In Heinz v. Carrington Mortgage Services LLC, the Eighth Circuit held that the mere inclusion of boilerplate disclosure language does not transform an otherwise benign informational communication into one meant to induce payment by the debtor under the “animating purpose” test, which makes a holistic consideration of an individual communication’s purpose to determine whether it implicates the protections of the FDCPA.
In July 2017, Carrington Mortgage Services LLC (Carrington) became the servicer of plaintiff David Heinz’s mortgage loan. At the time Carrington became the mortgage servicer, Heinz’s loan was already in default and a foreclosure sale was scheduled for the first of the following month. As Heinz had already submitted multiple loss mitigation applications to his previous servicer, he contacted his state’s attorney general’s office (AGO) for assistance in applying for loss mitigation with Carrington. Thereafter, the foreclosure sale of Heinz’s property was postponed to November 14, 2017.
Between August and November of 2017, Heinz made requests to Carrington for assistance with loss mitigation via a modification of his loan. In connection with these requests, Heinz mailed to Carrington various financial information, however Carrington informed Heinz on multiple occasions that he failed to provide all the necessary information and that his application was considered incomplete. In particular, Carrington sent one letter to Heinz on October 8, 2017, stating that his loan modification application had been cancelled due to being incomplete, and he sent another letter on October 20, 2017 to the AGO, detailing the background of Heinz’s attempts to submit a loss mitigation application and further stating that Carrington had not received all the necessary documentation.
According to the AGO, on November 7, 2017, Carrington notified the AGO that Heinz’s application had been sent to its underwriting department and was awaiting a final determination. Further, Carrington stated that an application sent to underwriting was considered complete and would force the postponement of a foreclosure sale. However, the foreclosure sale proceeded as scheduled on November 14, 2017. Despite repeated requests by the AGO to rescind the sale, Carrington did not respond until May 15, 2018 when it sent a letter, stating that there would be no rescission. Specifically, this letter stated that Carrington would not rescind the sale because Heinz failed to provide all the necessary documentation to complete his loss mitigation application.
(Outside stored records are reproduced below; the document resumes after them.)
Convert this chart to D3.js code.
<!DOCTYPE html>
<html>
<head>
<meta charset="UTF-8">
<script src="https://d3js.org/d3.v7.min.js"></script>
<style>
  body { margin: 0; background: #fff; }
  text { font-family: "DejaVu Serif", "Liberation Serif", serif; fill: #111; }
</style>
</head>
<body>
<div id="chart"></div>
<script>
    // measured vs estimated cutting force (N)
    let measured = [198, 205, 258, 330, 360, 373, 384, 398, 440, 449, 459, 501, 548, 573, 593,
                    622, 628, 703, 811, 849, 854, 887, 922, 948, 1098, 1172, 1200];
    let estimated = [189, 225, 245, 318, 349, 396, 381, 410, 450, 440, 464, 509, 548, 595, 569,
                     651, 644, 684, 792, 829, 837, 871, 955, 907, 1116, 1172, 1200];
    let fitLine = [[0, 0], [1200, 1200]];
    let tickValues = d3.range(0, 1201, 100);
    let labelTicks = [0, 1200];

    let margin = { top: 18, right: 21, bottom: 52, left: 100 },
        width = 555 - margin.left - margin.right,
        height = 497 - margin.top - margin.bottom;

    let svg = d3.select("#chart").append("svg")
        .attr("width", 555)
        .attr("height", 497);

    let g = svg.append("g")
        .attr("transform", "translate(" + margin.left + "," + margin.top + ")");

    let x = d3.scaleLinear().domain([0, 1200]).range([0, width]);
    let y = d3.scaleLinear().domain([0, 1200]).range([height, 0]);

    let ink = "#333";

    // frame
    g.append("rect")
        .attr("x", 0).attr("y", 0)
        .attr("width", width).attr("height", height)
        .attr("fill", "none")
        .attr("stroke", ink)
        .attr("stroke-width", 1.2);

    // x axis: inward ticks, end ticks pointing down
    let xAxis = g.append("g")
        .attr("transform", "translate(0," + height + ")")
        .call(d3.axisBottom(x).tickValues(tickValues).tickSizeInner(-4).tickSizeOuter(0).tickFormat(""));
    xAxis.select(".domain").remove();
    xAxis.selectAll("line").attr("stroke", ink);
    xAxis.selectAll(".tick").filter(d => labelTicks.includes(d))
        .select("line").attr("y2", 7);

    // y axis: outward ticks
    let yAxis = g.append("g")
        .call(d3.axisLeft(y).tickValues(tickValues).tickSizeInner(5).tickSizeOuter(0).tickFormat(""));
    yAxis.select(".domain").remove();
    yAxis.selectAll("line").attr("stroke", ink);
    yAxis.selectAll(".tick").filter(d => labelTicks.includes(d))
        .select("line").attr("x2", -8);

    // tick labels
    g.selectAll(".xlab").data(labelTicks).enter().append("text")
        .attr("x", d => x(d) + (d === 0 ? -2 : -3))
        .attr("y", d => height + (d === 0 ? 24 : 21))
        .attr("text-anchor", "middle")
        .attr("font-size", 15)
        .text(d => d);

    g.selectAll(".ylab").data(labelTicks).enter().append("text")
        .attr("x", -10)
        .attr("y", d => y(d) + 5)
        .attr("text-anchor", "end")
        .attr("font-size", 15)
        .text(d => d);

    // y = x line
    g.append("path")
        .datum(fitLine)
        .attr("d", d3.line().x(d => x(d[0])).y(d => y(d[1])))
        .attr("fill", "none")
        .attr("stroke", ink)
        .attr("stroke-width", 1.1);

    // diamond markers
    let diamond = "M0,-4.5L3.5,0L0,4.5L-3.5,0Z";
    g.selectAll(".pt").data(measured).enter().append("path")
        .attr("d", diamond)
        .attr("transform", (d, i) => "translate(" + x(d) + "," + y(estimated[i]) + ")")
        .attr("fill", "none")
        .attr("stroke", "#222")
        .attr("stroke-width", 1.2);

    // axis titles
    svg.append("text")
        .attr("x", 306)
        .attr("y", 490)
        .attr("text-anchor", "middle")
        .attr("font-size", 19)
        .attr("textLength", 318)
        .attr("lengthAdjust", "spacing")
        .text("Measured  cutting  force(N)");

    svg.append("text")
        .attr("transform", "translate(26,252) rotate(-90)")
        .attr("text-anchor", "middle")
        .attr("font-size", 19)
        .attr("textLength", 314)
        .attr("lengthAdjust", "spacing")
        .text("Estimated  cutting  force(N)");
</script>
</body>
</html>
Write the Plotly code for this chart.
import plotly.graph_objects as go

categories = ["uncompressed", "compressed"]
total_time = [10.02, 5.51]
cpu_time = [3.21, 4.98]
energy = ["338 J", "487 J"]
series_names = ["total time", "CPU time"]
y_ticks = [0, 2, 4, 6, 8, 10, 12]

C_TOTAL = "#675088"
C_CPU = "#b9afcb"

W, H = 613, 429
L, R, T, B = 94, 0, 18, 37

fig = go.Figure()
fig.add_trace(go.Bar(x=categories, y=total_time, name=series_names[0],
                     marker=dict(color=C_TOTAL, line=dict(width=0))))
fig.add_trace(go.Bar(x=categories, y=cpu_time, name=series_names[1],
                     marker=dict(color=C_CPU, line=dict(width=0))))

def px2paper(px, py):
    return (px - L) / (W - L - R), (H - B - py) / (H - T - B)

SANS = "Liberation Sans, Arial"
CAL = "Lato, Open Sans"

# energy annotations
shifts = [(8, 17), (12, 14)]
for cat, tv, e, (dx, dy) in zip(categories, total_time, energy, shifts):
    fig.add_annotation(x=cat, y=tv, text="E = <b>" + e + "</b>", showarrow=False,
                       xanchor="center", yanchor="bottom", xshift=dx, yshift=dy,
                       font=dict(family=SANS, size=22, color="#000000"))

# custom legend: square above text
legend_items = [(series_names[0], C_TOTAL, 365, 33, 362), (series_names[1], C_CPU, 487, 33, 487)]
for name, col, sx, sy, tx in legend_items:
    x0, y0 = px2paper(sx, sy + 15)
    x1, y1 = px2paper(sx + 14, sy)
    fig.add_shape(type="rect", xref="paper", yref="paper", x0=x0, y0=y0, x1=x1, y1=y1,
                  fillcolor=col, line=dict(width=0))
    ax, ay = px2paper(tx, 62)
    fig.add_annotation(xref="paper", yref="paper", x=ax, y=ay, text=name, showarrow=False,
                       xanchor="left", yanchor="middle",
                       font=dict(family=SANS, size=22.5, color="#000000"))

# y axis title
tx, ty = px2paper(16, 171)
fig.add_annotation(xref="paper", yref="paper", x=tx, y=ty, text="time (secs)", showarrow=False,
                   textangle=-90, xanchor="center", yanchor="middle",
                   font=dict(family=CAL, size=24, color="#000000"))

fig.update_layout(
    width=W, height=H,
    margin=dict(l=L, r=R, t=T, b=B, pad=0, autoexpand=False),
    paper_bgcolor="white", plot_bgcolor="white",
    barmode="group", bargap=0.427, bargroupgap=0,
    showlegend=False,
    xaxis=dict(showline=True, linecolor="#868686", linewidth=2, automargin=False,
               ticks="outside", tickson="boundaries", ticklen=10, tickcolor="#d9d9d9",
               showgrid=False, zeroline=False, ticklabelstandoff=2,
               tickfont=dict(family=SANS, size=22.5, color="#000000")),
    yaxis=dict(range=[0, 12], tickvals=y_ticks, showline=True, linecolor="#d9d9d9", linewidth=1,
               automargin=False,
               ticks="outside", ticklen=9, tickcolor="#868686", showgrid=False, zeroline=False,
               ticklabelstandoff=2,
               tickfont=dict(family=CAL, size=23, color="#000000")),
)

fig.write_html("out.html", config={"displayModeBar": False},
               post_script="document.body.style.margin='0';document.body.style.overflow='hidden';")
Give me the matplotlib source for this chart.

Heinz filed a suit against Carrington in state court on June 8, 2018, alleging violation of the FDCPA and two state law causes of action. However, by the summary judgment stage, only the FDCPA claim remained. At that point, the district court granted summary judgment in favor of Carrington, concluding that Carrington’s communications and conduct while dealing with Heinz were not in connection with an attempt to collect a debt under the “animating purpose” test. Finding that Carrington could not be found by a jury to have made communications to Heinz with this purpose, the district court dismissed his claim.
On appeal, Heinz argued that the district court erroneously narrowed the “animating purpose” test. In particular, Heinz relied on the Supreme Court’s decision in Obduskey v. McCarthy & Holthus LLP to argue nonjudicial foreclosure is a debt collection activity and that each communication related to the foreclosure at issue was by extension an attempt to collect a debt. Rejecting this argument, the Eighth Circuit reasoned that “[a]lthough nonjudicial foreclosure is a debt collection activity, it does not follow that any communication generated during a nonjudicial foreclosure is made ‘in connection with the collection of a debt.'”
The Eighth Circuit noted that “[a]lthough the [October 8] letter stated, ‘if your loan is delinquent collection activity may continue, including referral to foreclosure or foreclosure sale,’ this boilerplate, conditional reference to collection activities, which uses the word ‘if,’ does not mean that the letter was sent ‘in connection with the collection of a debt.'” Even more notable, the Eighth Circuit held that although each letter plainly stated that “[t]his communication is from a debt collector and it is for the purpose of collecting a debt and any information obtained will be used for that purpose,” the inclusion of such a boilerplate statement “[does] not automatically trigger the protections of the FDCPA, just as the absence of such [disclosures] does not have dispositive significance.” Because the “animating purpose” of the letters was not to induce Heinz to pay his outstanding debt, this boilerplate language did not turn the communication into debt collection activity despite the plain language stating otherwise.
This case provides debt collectors in the Eighth Circuit (and elsewhere) with excellent guidance on the appropriate use of boilerplate language in communications with debtors. Although it may seem contrary to the plain language of the FDCPA, the mere use of boilerplate language is (at least in the Eighth Circuit) insufficient to transform an informational communication into debt collection activity that might otherwise trigger the protections of the FDCPA.